In 2017, in Flowers and others v East of England Ambulance Service NHS Trust, ambulance workers claimed that two types of overtime – “non-guaranteed” overtime taken when their shifts overrun and any voluntary shifts they choose to take in advance – should be included in holiday pay calculations.
The employment tribunal found that as they were required to work past the end of their shift if they were on an emergency call out, non-guaranteed overtime was considered part of their normal remuneration. However, as volunteering for additional shifts was not a contractual obligation, it considered that voluntary overtime should not factor into such calculations.

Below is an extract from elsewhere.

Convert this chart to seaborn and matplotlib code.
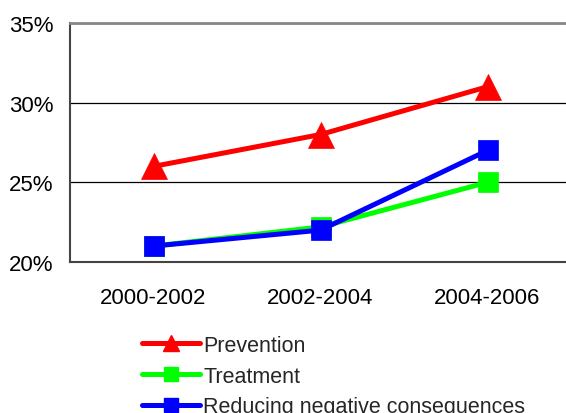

The ambulance staff took their claim to the EAT, which ruled that voluntary overtime should be taken into consideration in addition to non-guaranteed overtime. However, it referred individual claims back to the employment tribunal for a case-by-case assessment to determine whether the voluntary overtime was regular enough to be considered part of their normal remuneration.
The East of England Ambulance Service NHS Trust appealed to the Court of Appeal which, in a judgment issued today (10 June), agreed that additional, voluntary shifts should form part of holiday pay if they were regular enough.
Beverley Sunderland, managing director at Crossland Employment Solicitors, said the Court of Appeal judges were perplexed by the Hein v Albert Holzkamm GmbH judgment made by the European Court of Justice (CJEU) last December, which suggested that no overtime should be included in holiday pay calculations due to “its exceptional and unforeseeable nature”.
“This case is not authority for the proposition that all voluntary overtime must now be included in the calculation of holiday pay,” she said.
“They concluded that what the CJEU were actually saying (although did not want to refer the case to them to ask the question) was that there was a difference between voluntary overtime which was ‘sufficiently regular and settled’, which should be included and that which was ‘exceptional and unforeseeable’ which was not. This leaves open further challenges on the point, not least litigation on where the line is drawn before voluntary overtime should be included.”
Judge David Bean said in the judgment: “The CJEU case law establishes clearly that the question in each case is whether the pattern of work is sufficiently regular and settled for payments made in respect of it to amount to normal remuneration. There is no separate requirement that the hours of work are compulsory under the contract.”